No matter how huge 500 million+ professional profiles sounds to a marketing strategist, it is not enough to just deliver your message out there. It still needs a cohesive, consistent and detailed strategy in order to target the right audience and gain results in terms of leads and conversion.
If not, LinkedIn profile handlers would still choose to scroll down through their timeline and ignore everything you just shared. From the data in LinkedIn State of Sales Report, 90% of top performing salespeople use social media to strategize. We can conclude that while social media has a steady if not growing audience, disseminating marketing collaterals out there shall still be well-thought-out and strategic.
LinkedIn Marketing Strategy may start with connecting and growing a following, but that shall not stop there. Here’s what you should do next.
1. Create a Detailed Plan
Any effective strategy starts with a detailed plan. How many target connections? What are your objectives? Are you a B2B or B2C? Who is your target audience? What tone shall be used? What content shall be disseminated? Is it appropriate? Is it relevant, timely and important? What are their concerns, problems and interests? How can you capture those?
Specify everything because there shall be no space for general objectives/ideas.
2. Choose to Connect to the Right Professionals
It is expected in your detailed plan that your target audience is defined. You shall know who are the people you should be connecting to. Are these business executives/CEOs? Freelancers? Creatives? Accounting professionals?
This will always depend on the product or service you are selling and your niche.
These people will see and be the crucial variables in your strategy. So make sure you are very specific of the people you are connecting to.
3. Engage and Build Relationships
You may succeed in growing your connections. Always remember the rule of quality over quantity. Sending a personal message (50-100 words) to a new connection would do.
A common mistake of LinkedIn account handlers will already pitch sales with a lengthy message once they connected. That is not a good idea. After all, professionals engage to those people that they can trust (or from a credible recommendation) and to those they have engaged before. Treating it like you’re making friends would definitely be a good move. Sharing relevant content would be a great first step. Rushing it won’t feel genuine.
4. Be Included in Communities and Groups
LinkedIn is also a platform for specific people with the same denominator to form groups and communities. Your target audience surely has the same qualities that you can find in these, and it is no-brainer to join this group and make meaningful interactions to make yourself included in the conversation.

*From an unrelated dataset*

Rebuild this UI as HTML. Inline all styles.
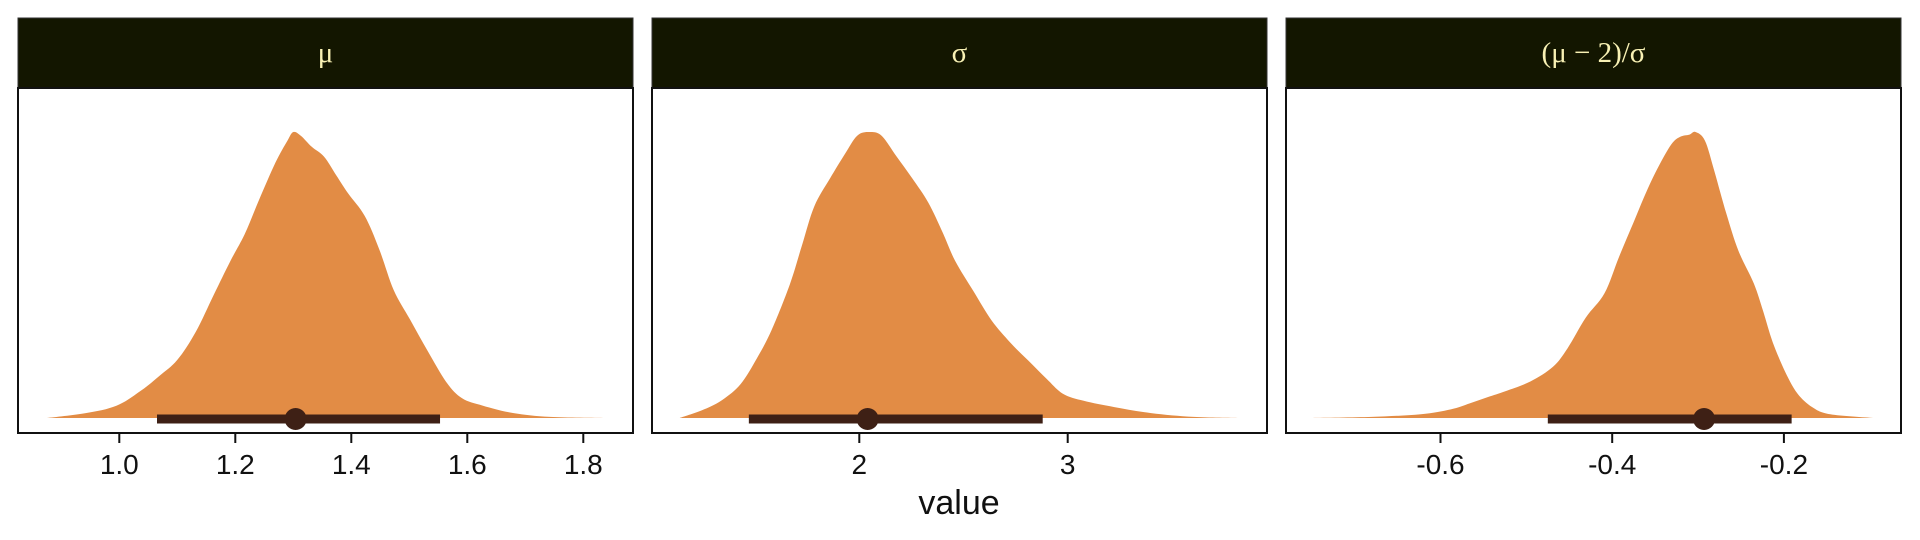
<!DOCTYPE html>
<html><head><meta charset="utf-8"><style>
html,body{margin:0;padding:0;background:#fff;}
svg{display:block;font-family:"Liberation Sans",sans-serif;}
</style></head><body>
<svg id="chart" width="1920" height="540" viewBox="0 0 1920 540" xmlns="http://www.w3.org/2000/svg"></svg>
<script>
// Panel data
const panelTitles = ["μ", "σ", "(μ − 2)/σ"];
const muVals = [0.875,0.942,0.995,1.037,1.069,1.100,1.132,1.163,1.191,1.216,1.241,1.269,1.290,1.300,1.313,1.332,1.353,1.374,1.395,1.423,1.448,1.473,1.501,1.532,1.564,1.591,1.627,1.680,1.743,1.838];
const muDens = [0,0.017,0.043,0.095,0.147,0.203,0.302,0.431,0.547,0.642,0.763,0.892,0.970,1.0,0.987,0.948,0.914,0.849,0.784,0.707,0.591,0.448,0.345,0.233,0.125,0.069,0.043,0.017,0.004,0];
const sigVals = [1.138,1.255,1.344,1.431,1.508,1.578,1.667,1.725,1.784,1.860,1.931,1.990,2.048,2.107,2.178,2.254,2.331,2.401,2.460,2.548,2.636,2.724,2.812,2.900,2.977,3.077,3.224,3.400,3.605,3.823];
const sigDens = [0,0.030,0.064,0.119,0.208,0.306,0.468,0.604,0.740,0.838,0.923,0.987,1.0,0.987,0.915,0.838,0.753,0.647,0.549,0.443,0.340,0.264,0.200,0.136,0.085,0.060,0.038,0.017,0.004,0];
const effVals = [-0.749,-0.680,-0.623,-0.588,-0.566,-0.545,-0.524,-0.495,-0.469,-0.452,-0.431,-0.409,-0.392,-0.374,-0.359,-0.345,-0.331,-0.321,-0.310,-0.303,-0.292,-0.281,-0.267,-0.253,-0.235,-0.224,-0.213,-0.198,-0.184,-0.167,-0.146,-0.096];
const effDens = [0,0.004,0.013,0.030,0.051,0.073,0.094,0.128,0.179,0.244,0.350,0.436,0.564,0.692,0.799,0.885,0.957,0.983,0.991,1.0,0.970,0.863,0.714,0.585,0.470,0.372,0.265,0.158,0.085,0.038,0.013,0];
const pointEst = [1.304, 2.04, -0.293];
const intLow = [1.065, 1.47, -0.475];
const intHigh = [1.553, 2.88, -0.191];
const tickVals1 = [1.0,1.2,1.4,1.6,1.8];
const tickLabels1 = ["1.0","1.2","1.4","1.6","1.8"];
const tickVals2 = [2,3];
const tickLabels2 = ["2","3"];
const tickVals3 = [-0.6,-0.4,-0.2];
const tickLabels3 = ["-0.6","-0.4","-0.2"];

const NS = "http://www.w3.org/2000/svg";
const svg = document.getElementById("chart");
function mk(tag, attrs, parent){
  const e = document.createElementNS(NS, tag);
  for (const k in attrs) e.setAttribute(k, attrs[k]);
  (parent||svg).appendChild(e);
  return e;
}
const panels = [
  {left:18, right:633, domA:1.0, pxA:119.3, domB:1.2, pxB:235.3, vals:muVals, dens:muDens, ticks:tickVals1, labels:tickLabels1, name:"mu"},
  {left:652, right:1267, domA:2, pxA:859.3, domB:3, pxB:1067.7, vals:sigVals, dens:sigDens, ticks:tickVals2, labels:tickLabels2, name:"sigma"},
  {left:1286, right:1901, domA:-0.6, pxA:1440.5, domB:-0.4, pxB:1612.2, vals:effVals, dens:effDens, ticks:tickVals3, labels:tickLabels3, name:"effect-size"}
];
const headTop = 18, headBot = 88, plotBot = 433, baseY = 418, maxH = 286;

function smoothPath(pts){
  let d = "";
  for (let k = 0; k < pts.length - 1; k++){
    const p0 = pts[Math.max(0,k-1)], p1 = pts[k], p2 = pts[k+1], p3 = pts[Math.min(pts.length-1,k+2)];
    const c1x = p1[0] + (p2[0]-p0[0])/6, c1y = p1[1] + (p2[1]-p0[1])/6;
    const c2x = p2[0] - (p3[0]-p1[0])/6, c2y = p2[1] - (p3[1]-p1[1])/6;
    d += " C" + c1x.toFixed(1)+","+Math.min(baseY,c1y).toFixed(1)+" "+c2x.toFixed(1)+","+Math.min(baseY,c2y).toFixed(1)+" "+p2[0].toFixed(1)+","+p2[1].toFixed(1);
  }
  return d;
}

panels.forEach((p, i) => {
  const xs = v => p.pxA + (v - p.domA) * (p.pxB - p.pxA) / (p.domB - p.domA);
  const ys = d => baseY - d * maxH;
  const g = mk("g", {});
  
  

  const hd = mk("rect", {x:p.left, y:headTop, width:p.right-p.left, height:headBot-headTop, fill:"#131600", stroke:"#333", "stroke-width":1}, g);
  
  
  const ht = mk("text", {x:(p.left+p.right)/2, y:62, "text-anchor":"middle", fill:"#f8f1b4", "font-size":29, "font-family":"'Liberation Serif', serif"}, g);
  ht.textContent = panelTitles[i];
  
  

  const pb = mk("rect", {x:p.left, y:headBot, width:p.right-p.left, height:plotBot-headBot, fill:"#fff", stroke:"#111", "stroke-width":2}, g);
  
  

  const pts = p.vals.map((v,k) => [xs(v), ys(p.dens[k])]);
  let d = "M" + pts[0][0].toFixed(1) + "," + baseY + smoothPath(pts) + " Z";
  const sl = mk("path", {d:d, fill:"#e28c45"}, g);
  
  

  const iv = mk("line", {x1:xs(intLow[i]), x2:xs(intHigh[i]), y1:baseY+1, y2:baseY+1, stroke:"#3e2015", "stroke-width":9}, g);
  
  
  const pt = mk("circle", {cx:xs(pointEst[i]), cy:baseY+1, r:11, fill:"#3e2015"}, g);
  
  

  p.ticks.forEach((t, j) => {
    const tl = mk("line", {x1:xs(t), x2:xs(t), y1:plotBot, y2:plotBot+10, stroke:"#111", "stroke-width":2}, g);
    
    
    const tx = mk("text", {x:xs(t), y:474, "text-anchor":"middle", fill:"#111", "font-size":28}, g);
    tx.textContent = p.labels[j];
    
    
  });
});
const xt = mk("text", {x:959, y:514, "text-anchor":"middle", fill:"#111", "font-size":34});
xt.textContent = "value";


</script>
</body></html>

5. Produce and Share Relevant and Useful Content
Defining the audience also means that you already determined their problem, concerns and interests. And these should make the list of your topics of your content. Blogs, video graphics, presentations, infographics are the usual content you can produce and share. You want to build an image of authority, someone your audience can go to in terms of their concerns and such. Always make it subtle. Hard sell will make you look desperate for attention.
6. Use LinkedIn Ads
If you’re just starting, it is understandable to have a hard time establishing your brand on this platform and growing an audience. LinkedIn ads will be your best friend if you want to take a slightly shorter route.
LinkedIn profile accounts include information like professional interests, associations, and skills. These data will be used by the ads to target your audience.
This is proven and tested as the Utah State University’s Jon M. Huntsman School of Business used LinkedIn Sponsored InMail ads as part of their campaign to attract candidates to its MBA program. Through LinkedIn Ads utilizing the information provided to them and accurate targeting capabilities, the institution achieved a 27.5 percent open rate on its Sponsored InMail messages and a 71 percent conversion rate for requests for information.
Facebook, Twitter and Instagram may be considered as the Big Three in the social media platform and a must if you want to have an online presence, but LinkedIn still separates itself as the most professional platform. Thus, bringing your brand to a specific and white-collar audience.